**Data supplied:**
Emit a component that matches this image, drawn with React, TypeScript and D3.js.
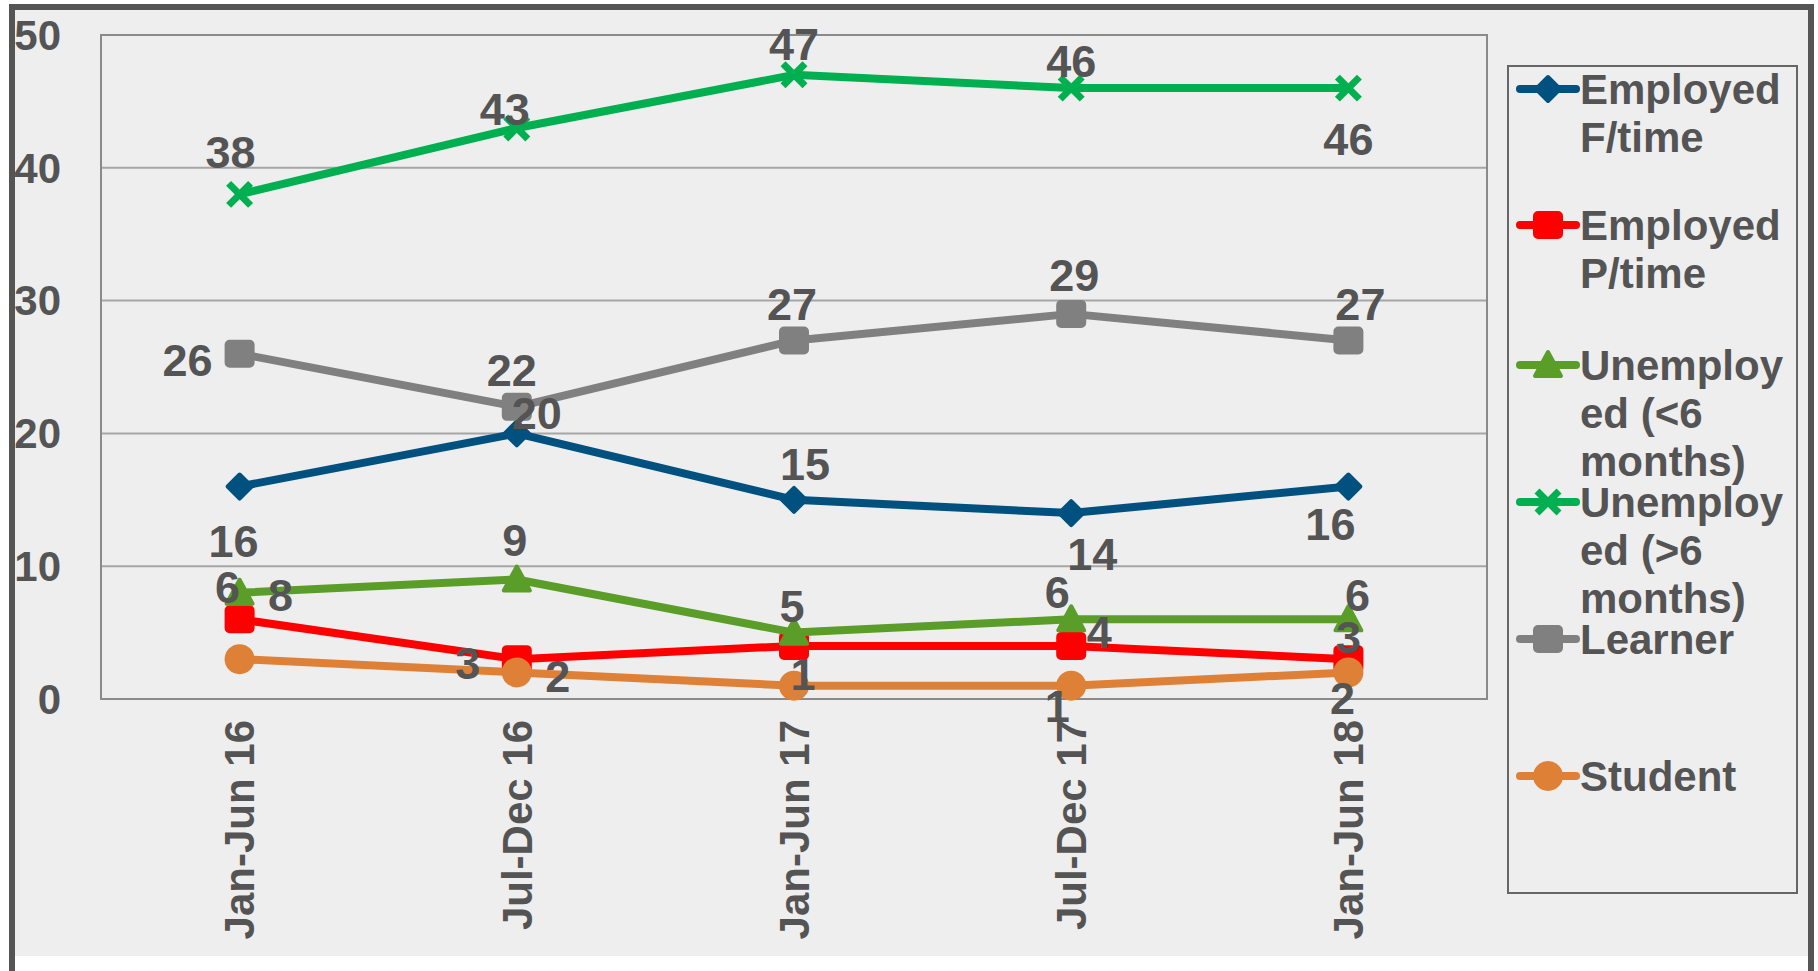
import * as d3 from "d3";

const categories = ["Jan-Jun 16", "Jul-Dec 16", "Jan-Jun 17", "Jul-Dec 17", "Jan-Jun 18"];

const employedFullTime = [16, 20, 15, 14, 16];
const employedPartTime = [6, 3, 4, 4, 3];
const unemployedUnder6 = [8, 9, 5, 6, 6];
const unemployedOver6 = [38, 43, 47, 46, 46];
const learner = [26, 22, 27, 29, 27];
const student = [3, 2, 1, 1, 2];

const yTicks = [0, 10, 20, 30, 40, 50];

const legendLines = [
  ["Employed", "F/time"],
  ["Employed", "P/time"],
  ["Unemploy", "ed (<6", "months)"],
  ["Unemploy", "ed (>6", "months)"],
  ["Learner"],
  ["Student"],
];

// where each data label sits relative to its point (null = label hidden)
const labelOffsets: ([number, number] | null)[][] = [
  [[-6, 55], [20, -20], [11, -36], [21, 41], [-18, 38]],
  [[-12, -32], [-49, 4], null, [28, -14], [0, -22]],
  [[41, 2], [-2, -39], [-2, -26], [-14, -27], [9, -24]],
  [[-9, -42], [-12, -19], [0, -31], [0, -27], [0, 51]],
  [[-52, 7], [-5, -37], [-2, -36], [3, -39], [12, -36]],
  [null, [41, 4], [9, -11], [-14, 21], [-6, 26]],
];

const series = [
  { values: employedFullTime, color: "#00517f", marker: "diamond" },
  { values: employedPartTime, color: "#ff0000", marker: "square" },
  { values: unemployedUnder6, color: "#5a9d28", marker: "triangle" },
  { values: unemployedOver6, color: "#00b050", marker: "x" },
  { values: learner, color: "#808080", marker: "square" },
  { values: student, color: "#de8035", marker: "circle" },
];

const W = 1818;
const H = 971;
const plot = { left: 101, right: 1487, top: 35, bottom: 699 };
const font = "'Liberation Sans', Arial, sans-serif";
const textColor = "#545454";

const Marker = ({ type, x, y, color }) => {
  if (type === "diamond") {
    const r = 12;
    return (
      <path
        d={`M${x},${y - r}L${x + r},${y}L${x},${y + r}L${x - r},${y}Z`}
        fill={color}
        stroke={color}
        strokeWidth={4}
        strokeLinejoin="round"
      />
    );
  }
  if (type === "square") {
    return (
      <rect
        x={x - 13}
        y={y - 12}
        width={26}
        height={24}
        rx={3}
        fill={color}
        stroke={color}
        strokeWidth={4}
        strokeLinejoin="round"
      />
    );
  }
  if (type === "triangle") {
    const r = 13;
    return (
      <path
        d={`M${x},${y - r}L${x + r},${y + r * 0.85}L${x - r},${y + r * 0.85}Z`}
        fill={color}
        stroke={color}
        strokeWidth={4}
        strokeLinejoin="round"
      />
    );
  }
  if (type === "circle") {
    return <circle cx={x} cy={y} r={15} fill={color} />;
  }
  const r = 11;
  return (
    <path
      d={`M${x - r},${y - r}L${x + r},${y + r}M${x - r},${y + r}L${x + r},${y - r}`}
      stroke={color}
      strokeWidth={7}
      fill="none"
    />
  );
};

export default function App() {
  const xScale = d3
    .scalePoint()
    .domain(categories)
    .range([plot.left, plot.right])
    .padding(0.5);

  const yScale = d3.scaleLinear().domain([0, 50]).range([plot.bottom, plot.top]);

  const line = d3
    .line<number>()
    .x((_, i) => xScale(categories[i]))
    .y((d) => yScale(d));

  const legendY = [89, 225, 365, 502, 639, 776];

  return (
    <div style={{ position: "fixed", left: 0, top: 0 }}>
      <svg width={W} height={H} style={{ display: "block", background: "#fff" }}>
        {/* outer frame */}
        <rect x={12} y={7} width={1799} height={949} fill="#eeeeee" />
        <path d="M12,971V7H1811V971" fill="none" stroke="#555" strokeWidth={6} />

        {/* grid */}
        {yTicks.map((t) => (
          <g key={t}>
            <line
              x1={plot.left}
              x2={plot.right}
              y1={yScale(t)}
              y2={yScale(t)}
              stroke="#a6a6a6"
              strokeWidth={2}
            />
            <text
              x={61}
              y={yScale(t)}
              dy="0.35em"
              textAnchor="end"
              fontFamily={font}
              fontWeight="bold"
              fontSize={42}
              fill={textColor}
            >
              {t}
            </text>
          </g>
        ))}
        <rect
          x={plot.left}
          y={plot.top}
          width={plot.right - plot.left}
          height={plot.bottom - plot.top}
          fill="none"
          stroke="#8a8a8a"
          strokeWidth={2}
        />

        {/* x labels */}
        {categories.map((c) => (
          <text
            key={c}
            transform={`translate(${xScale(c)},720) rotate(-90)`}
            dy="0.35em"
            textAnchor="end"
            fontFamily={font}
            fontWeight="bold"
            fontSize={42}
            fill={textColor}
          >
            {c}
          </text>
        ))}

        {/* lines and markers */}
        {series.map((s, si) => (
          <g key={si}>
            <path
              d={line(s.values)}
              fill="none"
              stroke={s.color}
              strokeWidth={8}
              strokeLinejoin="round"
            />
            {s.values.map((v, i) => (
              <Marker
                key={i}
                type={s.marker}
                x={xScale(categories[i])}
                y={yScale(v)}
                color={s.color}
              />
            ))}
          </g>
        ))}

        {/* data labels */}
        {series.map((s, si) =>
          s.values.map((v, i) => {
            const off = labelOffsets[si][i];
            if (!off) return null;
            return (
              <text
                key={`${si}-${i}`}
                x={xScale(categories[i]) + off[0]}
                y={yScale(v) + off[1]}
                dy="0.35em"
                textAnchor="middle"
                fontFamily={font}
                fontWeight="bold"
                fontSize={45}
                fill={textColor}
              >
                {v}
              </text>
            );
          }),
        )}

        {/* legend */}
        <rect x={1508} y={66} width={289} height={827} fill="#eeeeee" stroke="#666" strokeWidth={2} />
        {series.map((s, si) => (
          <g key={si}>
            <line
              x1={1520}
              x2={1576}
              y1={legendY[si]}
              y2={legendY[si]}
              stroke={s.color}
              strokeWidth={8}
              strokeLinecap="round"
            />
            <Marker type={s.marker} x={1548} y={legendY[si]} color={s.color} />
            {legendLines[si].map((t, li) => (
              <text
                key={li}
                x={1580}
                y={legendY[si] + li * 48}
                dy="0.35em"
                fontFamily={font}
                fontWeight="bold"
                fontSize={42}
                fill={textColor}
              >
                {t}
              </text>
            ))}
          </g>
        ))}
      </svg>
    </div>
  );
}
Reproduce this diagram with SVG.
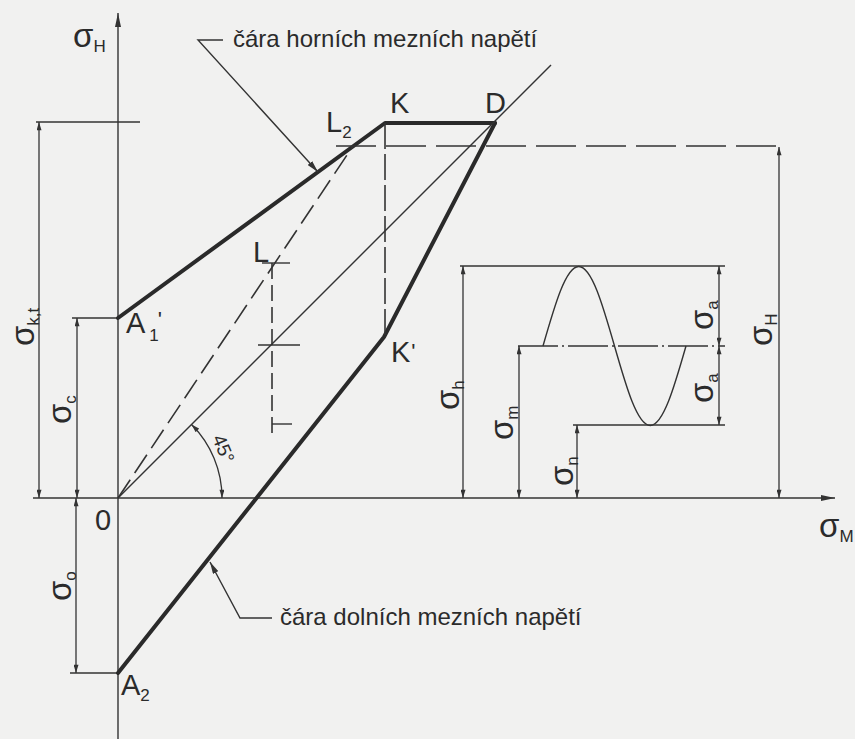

**Request:**
Ignore the images and quote every line of the listing exactly.

**Solution for this task:**
Emit a component that matches this image, drawn with React, TypeScript and D3.js.
import * as d3 from "d3";

const categories = ["Jan-Jun 16", "Jul-Dec 16", "Jan-Jun 17", "Jul-Dec 17", "Jan-Jun 18"];

const employedFullTime = [16, 20, 15, 14, 16];
const employedPartTime = [6, 3, 4, 4, 3];
const unemployedUnder6 = [8, 9, 5, 6, 6];
const unemployedOver6 = [38, 43, 47, 46, 46];
const learner = [26, 22, 27, 29, 27];
const student = [3, 2, 1, 1, 2];

const yTicks = [0, 10, 20, 30, 40, 50];

const legendLines = [
  ["Employed", "F/time"],
  ["Employed", "P/time"],
  ["Unemploy", "ed (<6", "months)"],
  ["Unemploy", "ed (>6", "months)"],
  ["Learner"],
  ["Student"],
];

// where each data label sits relative to its point (null = label hidden)
const labelOffsets: ([number, number] | null)[][] = [
  [[-6, 55], [20, -20], [11, -36], [21, 41], [-18, 38]],
  [[-12, -32], [-49, 4], null, [28, -14], [0, -22]],
  [[41, 2], [-2, -39], [-2, -26], [-14, -27], [9, -24]],
  [[-9, -42], [-12, -19], [0, -31], [0, -27], [0, 51]],
  [[-52, 7], [-5, -37], [-2, -36], [3, -39], [12, -36]],
  [null, [41, 4], [9, -11], [-14, 21], [-6, 26]],
];

const series = [
  { values: employedFullTime, color: "#00517f", marker: "diamond" },
  { values: employedPartTime, color: "#ff0000", marker: "square" },
  { values: unemployedUnder6, color: "#5a9d28", marker: "triangle" },
  { values: unemployedOver6, color: "#00b050", marker: "x" },
  { values: learner, color: "#808080", marker: "square" },
  { values: student, color: "#de8035", marker: "circle" },
];

const W = 1818;
const H = 971;
const plot = { left: 101, right: 1487, top: 35, bottom: 699 };
const font = "'Liberation Sans', Arial, sans-serif";
const textColor = "#545454";

const Marker = ({ type, x, y, color }) => {
  if (type === "diamond") {
    const r = 12;
    return (
      <path
        d={`M${x},${y - r}L${x + r},${y}L${x},${y + r}L${x - r},${y}Z`}
        fill={color}
        stroke={color}
        strokeWidth={4}
        strokeLinejoin="round"
      />
    );
  }
  if (type === "square") {
    return (
      <rect
        x={x - 13}
        y={y - 12}
        width={26}
        height={24}
        rx={3}
        fill={color}
        stroke={color}
        strokeWidth={4}
        strokeLinejoin="round"
      />
    );
  }
  if (type === "triangle") {
    const r = 13;
    return (
      <path
        d={`M${x},${y - r}L${x + r},${y + r * 0.85}L${x - r},${y + r * 0.85}Z`}
        fill={color}
        stroke={color}
        strokeWidth={4}
        strokeLinejoin="round"
      />
    );
  }
  if (type === "circle") {
    return <circle cx={x} cy={y} r={15} fill={color} />;
  }
  const r = 11;
  return (
    <path
      d={`M${x - r},${y - r}L${x + r},${y + r}M${x - r},${y + r}L${x + r},${y - r}`}
      stroke={color}
      strokeWidth={7}
      fill="none"
    />
  );
};

export default function App() {
  const xScale = d3
    .scalePoint()
    .domain(categories)
    .range([plot.left, plot.right])
    .padding(0.5);

  const yScale = d3.scaleLinear().domain([0, 50]).range([plot.bottom, plot.top]);

  const line = d3
    .line<number>()
    .x((_, i) => xScale(categories[i]))
    .y((d) => yScale(d));

  const legendY = [89, 225, 365, 502, 639, 776];

  return (
    <div style={{ position: "fixed", left: 0, top: 0 }}>
      <svg width={W} height={H} style={{ display: "block", background: "#fff" }}>
        {/* outer frame */}
        <rect x={12} y={7} width={1799} height={949} fill="#eeeeee" />
        <path d="M12,971V7H1811V971" fill="none" stroke="#555" strokeWidth={6} />

        {/* grid */}
        {yTicks.map((t) => (
          <g key={t}>
            <line
              x1={plot.left}
              x2={plot.right}
              y1={yScale(t)}
              y2={yScale(t)}
              stroke="#a6a6a6"
              strokeWidth={2}
            />
            <text
              x={61}
              y={yScale(t)}
              dy="0.35em"
              textAnchor="end"
              fontFamily={font}
              fontWeight="bold"
              fontSize={42}
              fill={textColor}
            >
              {t}
            </text>
          </g>
        ))}
        <rect
          x={plot.left}
          y={plot.top}
          width={plot.right - plot.left}
          height={plot.bottom - plot.top}
          fill="none"
          stroke="#8a8a8a"
          strokeWidth={2}
        />

        {/* x labels */}
        {categories.map((c) => (
          <text
            key={c}
            transform={`translate(${xScale(c)},720) rotate(-90)`}
            dy="0.35em"
            textAnchor="end"
            fontFamily={font}
            fontWeight="bold"
            fontSize={42}
            fill={textColor}
          >
            {c}
          </text>
        ))}

        {/* lines and markers */}
        {series.map((s, si) => (
          <g key={si}>
            <path
              d={line(s.values)}
              fill="none"
              stroke={s.color}
              strokeWidth={8}
              strokeLinejoin="round"
            />
            {s.values.map((v, i) => (
              <Marker
                key={i}
                type={s.marker}
                x={xScale(categories[i])}
                y={yScale(v)}
                color={s.color}
              />
            ))}
          </g>
        ))}

        {/* data labels */}
        {series.map((s, si) =>
          s.values.map((v, i) => {
            const off = labelOffsets[si][i];
            if (!off) return null;
            return (
              <text
                key={`${si}-${i}`}
                x={xScale(categories[i]) + off[0]}
                y={yScale(v) + off[1]}
                dy="0.35em"
                textAnchor="middle"
                fontFamily={font}
                fontWeight="bold"
                fontSize={45}
                fill={textColor}
              >
                {v}
              </text>
            );
          }),
        )}

        {/* legend */}
        <rect x={1508} y={66} width={289} height={827} fill="#eeeeee" stroke="#666" strokeWidth={2} />
        {series.map((s, si) => (
          <g key={si}>
            <line
              x1={1520}
              x2={1576}
              y1={legendY[si]}
              y2={legendY[si]}
              stroke={s.color}
              strokeWidth={8}
              strokeLinecap="round"
            />
            <Marker type={s.marker} x={1548} y={legendY[si]} color={s.color} />
            {legendLines[si].map((t, li) => (
              <text
                key={li}
                x={1580}
                y={legendY[si] + li * 48}
                dy="0.35em"
                fontFamily={font}
                fontWeight="bold"
                fontSize={42}
                fill={textColor}
              >
                {t}
              </text>
            ))}
          </g>
        ))}
      </svg>
    </div>
  );
}
Reproduce this diagram with SVG.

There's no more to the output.